Aquele domingo à noite foi realmente interactivo: os canais citavam-se uns aos outros e mesmo as pessoas saltitavam de estúdio. Santana & Sócrates comentaram o comício e o caso na RTP1; Rebelo de Sousa na TVI; Santana partiu em excesso de velocidade na A5 para chegar a tempo ao estúdio de Paço de Arcos onde se faz o Herman SIC e ali misturou política com Artur Garcia e Herman e Simone de Oliveira e Eunice Muñoz, numa cena dessa nova maneira de fazer política que mistura géneros e as coisas todas. No "talk-show", Santana defendeu Portas e defendeu Cinha que defende Portas que Herman defende e agora já estou a falar também do Big Brother onde está Cinha que Herman cita e que ameaça fazer, também ela, política.

E era a isto tudo que Pacheco Pereira se referia no seu interessante artigo de quinta-feira, o qual, todavia, precisava um bocadinho de tradução. Era isto: o populismo está na política e ao que parece compensa.

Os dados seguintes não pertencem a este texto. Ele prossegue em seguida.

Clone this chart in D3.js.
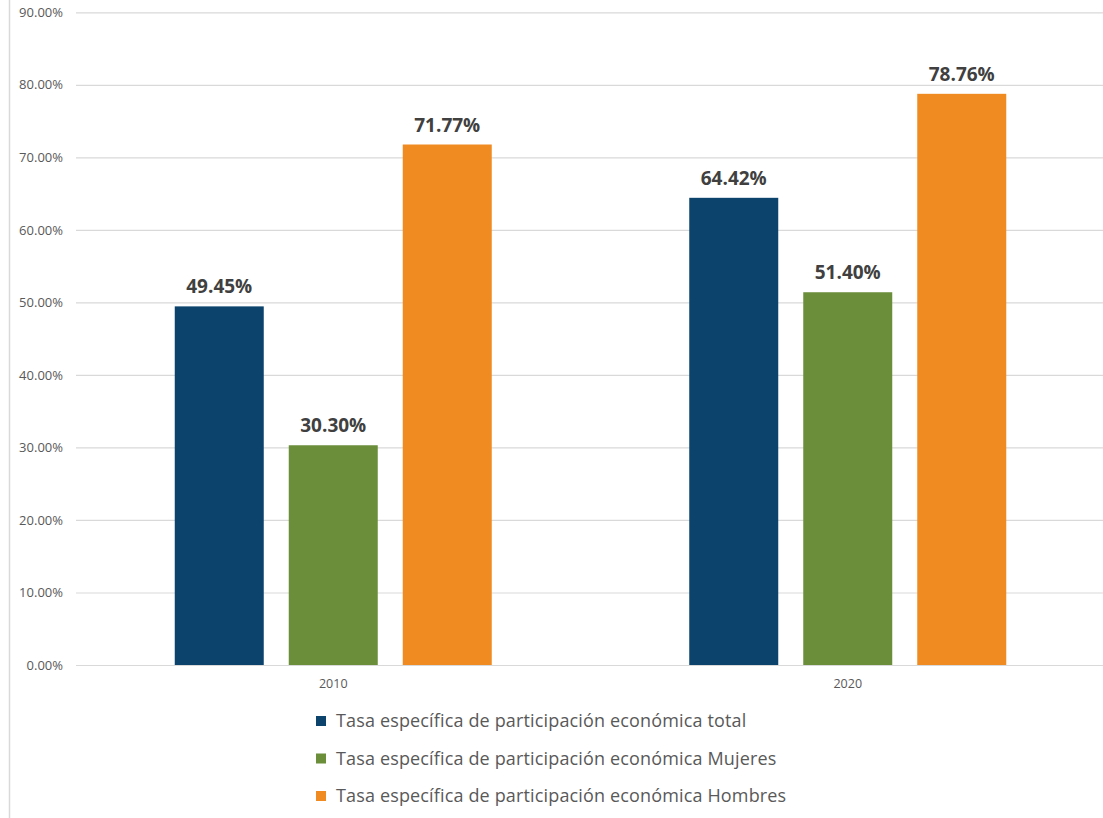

O artigo fazia pensar no triângulo Santana-Cinha-Portas consumado no Herman SIC como exemplo desta condição pós-moderna em que as vinhetas se misturam, como estas confissões de Portas no Jornal Nacional, de Cinha no Big Brother, de Santana no Herman SIC e de Vítor Baía pedindo "perdão" a José Mourinho pelos media.

Portas caiu na mesma tentação que Clinton ao trazer o assunto para a TV. Mas porventura sabiam ambos que os media se cansam depressa. Passado o momento difícil, feito o monólogo do comício e o debate na SIC Notícias de terça-feira (que não vi), o caso Moderna pela vertente Portas está como que tele-encerrado. Portas sai abalado, mas continua. Com o debate, coisa estranha, a televisão fechou o círculo no lugar da polémica, a própria Universidade Moderna, a qual, segundo o senhor reitor ali em tempo de antena na TV, está já literalmente numa fase pós-Moderna.